:: Problem requirements ::
In the records below, tally every line containing "page". Report only the total.

:: Dataset records ::
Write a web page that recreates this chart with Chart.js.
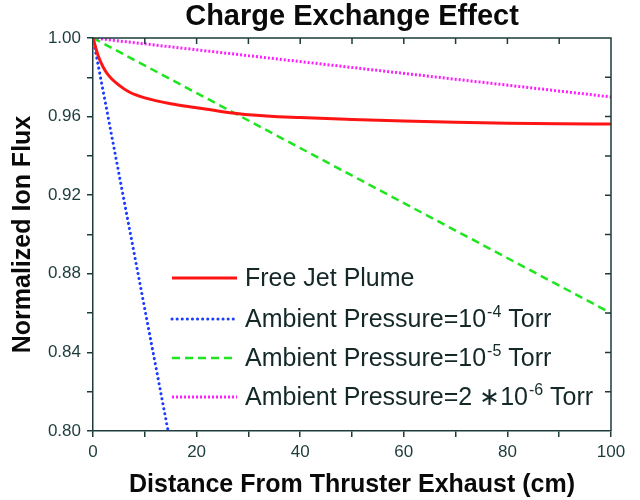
<!DOCTYPE html>
<html>
<head>
<meta charset="utf-8">
<script src="https://cdn.jsdelivr.net/npm/chart.js@4/dist/chart.umd.min.js"></script>
<style>
  html, body { margin: 0; padding: 0; background: #fff; }
  #wrap { width: 640px; height: 500px; }
</style>
</head>
<body>
<div id="wrap"><canvas id="chart" width="640" height="500"></canvas></div>
<script>
// data
const jetX = [0, 1, 2, 3, 5, 7, 10, 15, 20, 25, 30, 40, 50, 60, 70, 80, 90, 100];
const jetY = [1.0, 0.991, 0.985, 0.981, 0.976, 0.9725, 0.9695, 0.9665, 0.9645, 0.9625, 0.961, 0.9595, 0.9585, 0.9577, 0.9571, 0.9566, 0.9563, 0.9562];
const p4X = [0, 14.5];
const p4Y = [1.0, 0.80];
const p5X = [0, 100];
const p5Y = [1.0, 0.86];
const p6X = [0, 100];
const p6Y = [1.0, 0.97];

// legend text: [base, superscript, tail]
const legendLabels = [
  ['Free Jet Plume', '', ''],
  ['Ambient Pressure=10', '-4', ' Torr'],
  ['Ambient Pressure=10', '-5', ' Torr'],
  ['Ambient Pressure=2 \u221710', '-6', ' Torr'],
];

const AXIS = '#1d3b3b';
const FONT = "'Liberation Sans', Arial, sans-serif";

function pts(xs, ys) { return xs.map((x, i) => ({ x: x, y: ys[i] })); }

const colors = ['#ff1414', '#1a3cff', '#1ee61e', '#ff1eff'];
const dashes = [[], [0.1, 5], [8, 5], [2, 2]];
const widths = [3, 3, 2.5, 3];
const caps = ['butt', 'round', 'butt', 'butt'];

// frame: top/right axes with inward ticks, plus the legend
const framePlugin = {
  id: 'frame',
  afterDatasetsDraw(chart) {
    const { ctx, chartArea: a, scales } = chart;
    ctx.save();
    ctx.strokeStyle = AXIS;
    ctx.lineWidth = 1.5;
    ctx.beginPath();
    ctx.moveTo(a.left, a.top); ctx.lineTo(a.right, a.top); ctx.lineTo(a.right, a.bottom);
    for (let v = 10; v < 100; v += 10) {
      const x = scales.x.getPixelForValue(v);
      ctx.moveTo(x, a.top); ctx.lineTo(x, a.top + 6);
    }
    for (let v = 0.82; v < 0.995; v += 0.02) {
      const y = scales.y.getPixelForValue(v);
      ctx.moveTo(a.right, y); ctx.lineTo(a.right - 6, y);
    }
    ctx.stroke();

    // legend
    const rows = [278, 319, 358, 397];
    legendLabels.forEach((lab, i) => {
      const y = rows[i];
      ctx.beginPath();
      ctx.strokeStyle = colors[i];
      ctx.lineWidth = widths[i];
      ctx.lineCap = caps[i];
      ctx.setLineDash(dashes[i]);
      ctx.moveTo(172, y); ctx.lineTo(237, y);
      ctx.stroke();
      ctx.setLineDash([]);
      ctx.lineCap = 'butt';
      ctx.fillStyle = '#142828';
      ctx.textBaseline = 'middle';
      ctx.font = '25px ' + FONT;
      let x = 245;
      ctx.fillText(lab[0], x, y + 1);
      x += ctx.measureText(lab[0]).width;
      if (lab[1]) {
        ctx.font = '16px ' + FONT;
        ctx.fillText(lab[1], x + 1, y - 6);
        x += ctx.measureText(lab[1]).width + 1;
        ctx.font = '25px ' + FONT;
        ctx.fillText(lab[2], x, y + 1);
      }
    });
    ctx.restore();
  }
};

new Chart(document.getElementById('chart'), {
  type: 'line',
  data: {
    datasets: [
      { data: pts(jetX, jetY) },
      { data: pts(p4X, p4Y) },
      { data: pts(p5X, p5Y) },
      { data: pts(p6X, p6Y) },
    ].map((d, i) => Object.assign(d, {
      label: legendLabels[i].join(''),
      borderColor: colors[i],
      borderWidth: widths[i],
      borderDash: dashes[i],
      borderCapStyle: caps[i],
      pointRadius: 0,
      fill: false,
      cubicInterpolationMode: 'monotone',
    })),
  },
  options: {
    responsive: false,
    animation: false,
    layout: { padding: { top: 38, right: 29, left: 0, bottom: 0 } },
    plugins: {
      legend: { display: false },
      tooltip: { enabled: false },
    },
    scales: {
      x: {
        type: 'linear', min: 0, max: 100,
        afterFit(s) { s.height = 69; },
        ticks: {
          stepSize: 10, autoSkip: false, maxRotation: 0, padding: 5,
          color: AXIS, font: { family: FONT, size: 17 },
          callback: v => (v % 20 === 0 ? String(v) : ''),
        },
        grid: { drawOnChartArea: false, tickLength: 6, color: AXIS, lineWidth: 1.5 },
        border: { display: true, color: AXIS, width: 1.5 },
        title: {
          display: true, text: 'Distance From Thruster Exhaust (cm)', color: '#0a0a0a',
          font: { family: FONT, size: 25, weight: 'bold' }, padding: { top: 0, bottom: 0 },
        },
      },
      y: {
        min: 0.8, max: 1.0,
        afterFit(s) { s.width = 93; },
        ticks: {
          stepSize: 0.02, autoSkip: false, padding: 6,
          color: AXIS, font: { family: FONT, size: 17 },
          callback: v => (Math.round(v * 100) % 4 === 0 ? v.toFixed(2) : ''),
        },
        grid: { drawOnChartArea: false, tickLength: 6, color: AXIS, lineWidth: 1.5 },
        border: { display: true, color: AXIS, width: 1.5 },
        title: {
          display: true, text: 'Normalized Ion Flux', color: '#0a0a0a',
          font: { family: FONT, size: 25, weight: 'bold' }, padding: { top: 8, bottom: 0 },
        },
      },
    },
  },
  plugins: [framePlugin, {
    id: 'topTitle',
    afterDraw(chart) {
      const { ctx, chartArea: a } = chart;
      ctx.save();
      ctx.font = 'bold 29px ' + FONT;
      ctx.fillStyle = '#0a0a0a';
      ctx.textAlign = 'center';
      ctx.textBaseline = 'middle';
      ctx.fillText('Charge Exchange Effect', (a.left + a.right) / 2, 17);
      ctx.restore();
    }
  }],
});
</script>
</body>
</html>
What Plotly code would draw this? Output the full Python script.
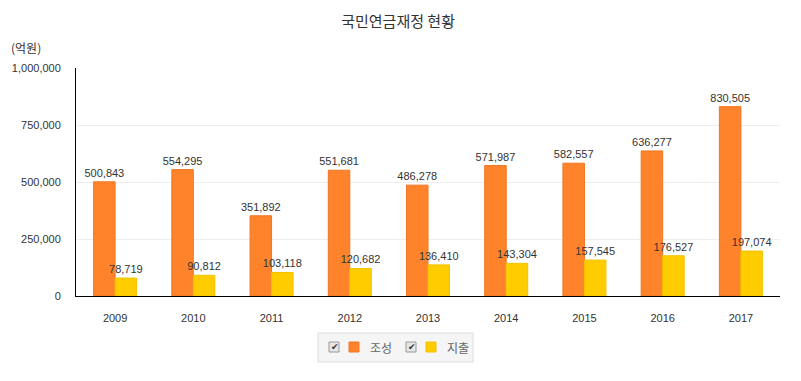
import plotly.graph_objects as go

years = ["2009", "2010", "2011", "2012", "2013", "2014", "2015", "2016", "2017"]
josung = [500843, 554295, 351892, 551681, 486278, 571987, 582557, 636277, 830505]
jichul = [78719, 90812, 103118, 120682, 136410, 143304, 157545, 176527, 197074]
series_names = ["조성", "지출"]
title_text = "국민연금재정 현황"
unit_text = "(억원)"

W, H = 801, 381
L, R, T, B = 76, 780, 68, 296

def px(x):
    return (x - L) / (R - L)

def py(y):
    return (B - y) / (B - T)

ORANGE = "#FF832B"
ORANGE_LINE = "#F07624"
YELLOW = "#FFCC00"
YELLOW_LINE = "#F2C200"
LABEL_FONT = dict(size=11, color="#333333", family="Liberation Sans, Arial")

fig = go.Figure()
fig.add_trace(go.Bar(
    x=years, y=josung, name=series_names[0],
    marker=dict(color=ORANGE, line=dict(color=ORANGE_LINE, width=1)),
    texttemplate="%{y:,}", textposition="outside", constraintext="none",
    textfont=LABEL_FONT, cliponaxis=False,
))
fig.add_trace(go.Bar(
    x=years, y=jichul, name=series_names[1],
    marker=dict(color=YELLOW, line=dict(color=YELLOW_LINE, width=1)),
    texttemplate="%{y:,}", textposition="outside", constraintext="none",
    textfont=LABEL_FONT, cliponaxis=False,
))

shapes = []
annotations = []

# legend box
shapes.append(dict(type="rect", xref="paper", yref="paper",
                   x0=px(318), x1=px(473), y0=py(333), y1=py(362),
                   fillcolor="#F5F5F5", line=dict(color="#DDDDDD", width=1), layer="above"))
legend_items = [(329, ORANGE, ORANGE_LINE, series_names[0]), (406, YELLOW, YELLOW_LINE, series_names[1])]
for cx, col, lcol, name in legend_items:
    shapes.append(dict(type="rect", xref="paper", yref="paper",
                       x0=px(cx), x1=px(cx + 10), y0=py(342), y1=py(352),
                       fillcolor="#E6E6E6", line=dict(color="#9A9A9A", width=1), layer="above"))
    annotations.append(dict(xref="paper", yref="paper", x=px(cx + 5.5), y=py(347),
                            text="✔", showarrow=False, xanchor="center", yanchor="middle",
                            font=dict(size=9, color="#333", family="DejaVu Sans")))
    shapes.append(dict(type="rect", xref="paper", yref="paper",
                       x0=px(cx + 20), x1=px(cx + 30), y0=py(342), y1=py(352),
                       fillcolor=col, line=dict(color=lcol, width=1), layer="above"))
    annotations.append(dict(xref="paper", yref="paper", x=px(cx + 39), y=py(347),
                            text=name, showarrow=False, xanchor="left", yanchor="middle",
                            font=dict(size=12, color="#666666", family="Noto Sans CJK KR")))

annotations.append(dict(xref="paper", yref="paper", x=px(9), y=py(48),
                        text=unit_text, showarrow=False, xanchor="left", yanchor="middle",
                        font=dict(size=12, color="#333333", family="Noto Sans CJK KR")))

fig.update_layout(
    width=W, height=H,
    margin=dict(l=L, r=W - R, t=T, b=H - B, pad=0, autoexpand=False),
    paper_bgcolor="white", plot_bgcolor="white",
    title=dict(text=title_text, x=0.497, xanchor="center", y=1 - 22 / H, yanchor="middle",
               font=dict(size=15, color="#333333", family="Noto Sans CJK KR")),
    showlegend=False,
    barmode="group", bargap=0.45, bargroupgap=0,
    xaxis=dict(showline=True, linecolor="#000", linewidth=1, ticks="",
               tickfont=LABEL_FONT, showgrid=False, automargin=False,
               ticklabelstandoff=12),
    yaxis=dict(range=[0, 1000000], dtick=250000, tickformat=",",
               showline=True, linecolor="#000", linewidth=1, ticks="",
               gridcolor="#EEEEEE", zeroline=False, automargin=False,
               tickfont=LABEL_FONT, ticklabelstandoff=12),
    shapes=shapes, annotations=annotations,
    font=dict(family="Liberation Sans, Arial", color="#333333"),
)

fig.write_html("out.html", config={"displayModeBar": False},
               post_script="document.body.style.margin='0';document.body.style.padding='0';")
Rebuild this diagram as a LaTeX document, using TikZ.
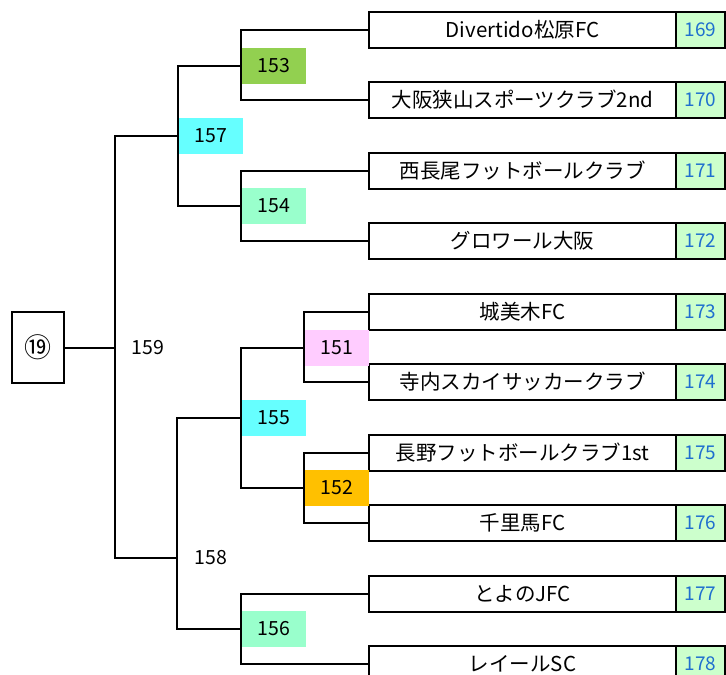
\documentclass[tikz,border=0pt]{standalone}
\usepackage{fontspec}
\setmainfont{Noto Sans CJK JP}
\definecolor{cgreen}{HTML}{92D050}
\definecolor{ccyan}{HTML}{66FFFF}
\definecolor{cmint}{HTML}{99FFCC}
\definecolor{cpink}{HTML}{FFCCFF}
\definecolor{corange}{HTML}{FFC000}
\definecolor{cnumbg}{HTML}{CCFFCC}
\definecolor{cnumtx}{HTML}{1F6FCF}
\begin{document}
\begin{tikzpicture}[x=1pt,y=-1pt,
  line width=2pt,
  team/.style={draw=black,fill=white,minimum width=307pt,minimum height=36pt,inner sep=0pt,anchor=west,font=\fontsize{20.5}{24}\selectfont},
  num/.style={draw=black,fill=cnumbg,minimum width=49pt,minimum height=36pt,inner sep=0pt,anchor=west,text=cnumtx,font=\fontsize{19}{22}\selectfont},
  match/.style={minimum width=64pt,minimum height=36pt,inner sep=0pt,anchor=west,font=\fontsize{19.5}{22}\selectfont},
  plain/.style={inner sep=0pt,font=\fontsize{19.5}{22}\selectfont},
  conn/.style={draw=black,line width=2pt}
]
\useasboundingbox (0,0) rectangle (726,675);
% teams
\node[team] (t1) at (368,30) {Divertido松原FC};
\node[team] (t2) at (368,100) {大阪狭山スポーツクラブ2nd};
\node[team] (t3) at (368,171) {西長尾フットボールクラブ};
\node[team] (t4) at (368,241) {グロワール大阪};
\node[team] (t5) at (368,312) {城美木FC};
\node[team] (t6) at (368,382) {寺内スカイサッカークラブ};
\node[team] (t7) at (368,453) {長野フットボールクラブ1st};
\node[team] (t8) at (368,523) {千里馬FC};
\node[team] (t9) at (368,594) {とよのJFC};
\node[team] (t10) at (368,664) {レイールSC};
% numbers
\node[num] (n1) at (675,30) {169};
\node[num] (n2) at (675,100) {170};
\node[num] (n3) at (675,171) {171};
\node[num] (n4) at (675,241) {172};
\node[num] (n5) at (675,312) {173};
\node[num] (n6) at (675,382) {174};
\node[num] (n7) at (675,453) {175};
\node[num] (n8) at (675,523) {176};
\node[num] (n9) at (675,594) {177};
\node[num] (n10) at (675,664) {178};
% match labels
\node[match,fill=cgreen] (l153) at (241,66) {153};
\node[match,fill=cmint] (l154) at (241,206) {154};
\node[match,fill=ccyan] (l157) at (178,136) {157};
\node[match,fill=cpink] (l151) at (304,348) {151};
\node[match,fill=corange] (l152) at (304,488) {152};
\node[match,fill=ccyan] (l155) at (241,418) {155};
\node[match,fill=cmint] (l156) at (241,629) {156};
\node[plain] (x159) at (148,348) {159};
\node[plain] (x158) at (211,558) {158};
% root
\node[draw=black,minimum width=52pt,minimum height=71pt,inner sep=0pt,font=\fontsize{27}{30}\selectfont] (r19) at (38,347.5) {⑲};
\coordinate (j159) at (115,347.5);
\coordinate (j158) at (177,558);
% connectors
\draw[conn] (t1.west) -| (l153.west) |- (t2.west);
\draw[conn] (t3.west) -| (l154.west) |- (t4.west);
\draw[conn] (l153.west) -| (l157.west) |- (l154.west);
\draw[conn] (t5.west) -| (l151.west) |- (t6.west);
\draw[conn] (t7.west) -| (l152.west) |- (t8.west);
\draw[conn] (l151.west) -| (l155.west) |- (l152.west);
\draw[conn] (t9.west) -| (l156.west) |- (t10.west);
\draw[conn] (l155.west) -| (j158) |- (l156.west);
\draw[conn] (l157.west) -| (j159) |- (j158);
\draw[conn] (r19.east) -- (j159);
\end{tikzpicture}
\end{document}
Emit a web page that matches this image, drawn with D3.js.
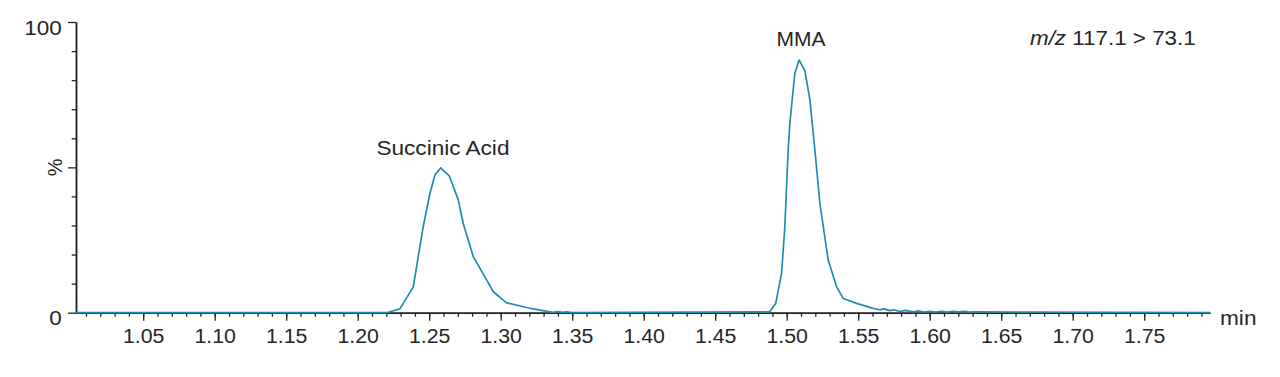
<!DOCTYPE html>
<html>
<head>
<meta charset="utf-8">
<script src="https://cdn.jsdelivr.net/npm/d3@7"></script>
<style>
  html, body { margin: 0; padding: 0; background: #fff; }
  svg { display: block; }
  text { font-family: "Liberation Sans", Arial, sans-serif; fill: #262626; }
</style>
</head>
<body>
<svg id="chart" width="1280" height="377"></svg>
<script>
// ---- data ----
const times = [1.003, 1.2202, 1.2295, 1.2388, 1.2458, 1.2505, 1.2540, 1.2580, 1.2640, 1.2703,
  1.2738, 1.2808, 1.2901, 1.2948, 1.3041, 1.3181, 1.3274, 1.3365, 1.3400, 1.3430, 1.3460, 1.3500,
  1.4881, 1.4923, 1.4964, 1.4987, 1.5010, 1.5022, 1.5057, 1.5087, 1.5127, 1.5162, 1.5197, 1.5232,
  1.5290, 1.5349, 1.5395, 1.5489, 1.5605, 1.5650, 1.5680, 1.5722, 1.5750, 1.5790, 1.5830, 1.5885,
  1.5920, 1.5960, 1.6000, 1.6040, 1.6080, 1.6120, 1.6160, 1.6200, 1.6240, 1.6280, 1.6300, 1.796];
const intensity = [0, 0, 1.3, 8.8, 29.6, 41.0, 47.4, 49.8, 47.1, 38.8,
  30.7, 19.3, 11.3, 7.2, 3.4, 1.8, 0.9, 0.1, 0.4, 0.1, 0.3, 0,
  0.3, 3.2, 13.5, 29.6, 55.9, 65.2, 82.4, 86.9, 83.3, 73.2, 55.9, 37.6,
  18.1, 8.9, 4.9, 3.2, 1.5, 1.0, 1.3, 0.7, 1.0, 0.4, 0.8, 0.3,
  0.6, 0.2, 0.5, 0.2, 0.5, 0.2, 0.5, 0.3, 0.5, 0.2, 0.3, 0];
const xMajorTicks = [1.05, 1.10, 1.15, 1.20, 1.25, 1.30, 1.35, 1.40, 1.45, 1.50, 1.55, 1.60, 1.65, 1.70, 1.75];
const xMinorTicks = d3.range(101, 180).map(d => d / 100);
const yMajorTicks = [0, 50, 100];
const yMinorTicks = [10, 20, 30, 40, 60, 70, 80, 90];
const yTickLabels = {0: "0", 100: "100"};
const peakLabels = ["Succinic Acid", "MMA"];
const peakTimes = [1.2580, 1.5087];
const peakValues = [49.8, 86.9];
const xDomain = [1.003, 1.796];
const transitionText = "117.1 > 73.1";

// ---- drawing ----
const svg = d3.select("#chart");
const x = d3.scaleLinear().domain(xDomain).range([76, 1210]);
const y = d3.scaleLinear().domain([0, 100]).range([312.7, 22]);
const axisColor = "#222";
const lineColor = "#1f8cb4";
const fontFam = "'Liberation Sans', Arial, sans-serif";

// x axis minor
const gxMinor = svg.append("g").attr("transform", `translate(0,${y(0)})`)
  .call(d3.axisBottom(x).tickValues(xMinorTicks).tickSize(4).tickSizeOuter(0).tickFormat(""));
// x axis major
const gx = svg.append("g").attr("transform", `translate(0,${y(0)})`)
  .call(d3.axisBottom(x).tickValues(xMajorTicks).tickSize(8).tickSizeOuter(0).tickFormat(d3.format(".2f")));
gx.selectAll("text").attr("y", 30.5).attr("dy", 0).style("font-size", "19.5px")
  .attr("textLength", 41.5).attr("lengthAdjust", "spacingAndGlyphs")
  .style("font-family", fontFam).attr("fill", "#262626");

// y axis minor
const gyMinor = svg.append("g").attr("transform", `translate(${x(xDomain[0])},0)`)
  .call(d3.axisLeft(y).tickValues(yMinorTicks).tickSize(4.3).tickSizeOuter(0).tickFormat(""));
// y axis major
const gy = svg.append("g").attr("transform", `translate(${x(xDomain[0])},0)`)
  .call(d3.axisLeft(y).tickValues(yMajorTicks).tickSize(8).tickSizeOuter(0)
    .tickFormat(d => yTickLabels[d] || ""));
gy.selectAll("text").attr("x", -14.3).attr("dy", 0).attr("y", 12)
  .style("font-size", "20px").style("font-family", fontFam)
  .attr("fill", "#262626")
  .each(function(d) {
    const t = yTickLabels[d];
    if (t) d3.select(this).attr("textLength", t.length * 12.5).attr("lengthAdjust", "spacingAndGlyphs");
  });

[gxMinor, gx, gyMinor, gy].forEach(g => {
  g.selectAll("path.domain").attr("stroke", axisColor).attr("stroke-width", 1.5);
  g.selectAll(".tick line").attr("stroke", axisColor).attr("stroke-width", 1.3);
});

// data line
const data = times.map((t, i) => ({t, v: intensity[i]}));
svg.append("path").datum(data)
  .attr("fill", "none").attr("stroke", lineColor).attr("stroke-width", 1.7)
  .attr("stroke-linejoin", "round")
  .attr("d", d3.line().x(d => x(d.t)).y(d => y(d.v)).curve(d3.curveLinear));

// peak labels
const labelWidths = [133, 49];
const labelOffsets = [13.4, 14.3];
peakLabels.forEach((lab, i) => {
  svg.append("text")
    .attr("x", x(peakTimes[i]) + (i === 0 ? 2.3 : 1.8))
    .attr("y", y(peakValues[i]) - labelOffsets[i])
    .attr("text-anchor", "middle")
    .style("font-size", "20px")
    .attr("textLength", labelWidths[i]).attr("lengthAdjust", "spacingAndGlyphs")
    .text(lab);
});

// transition label
const tr = svg.append("text").attr("x", 1030).attr("y", 44.5).style("font-size", "19.5px")
  .attr("textLength", 165.7).attr("lengthAdjust", "spacingAndGlyphs");
tr.append("tspan").style("font-style", "italic").text("m/z");
tr.append("tspan").text(" " + transitionText);

// axis titles
svg.append("text").attr("x", 1220).attr("y", 325).style("font-size", "20px")
  .attr("textLength", 36.5).attr("lengthAdjust", "spacingAndGlyphs").text("min");
svg.append("text").attr("transform", `translate(61.5,${y(50)}) rotate(-90)`)
  .attr("text-anchor", "middle").style("font-size", "20px").text("%");
</script>
</body>
</html>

:: Task solution ::
2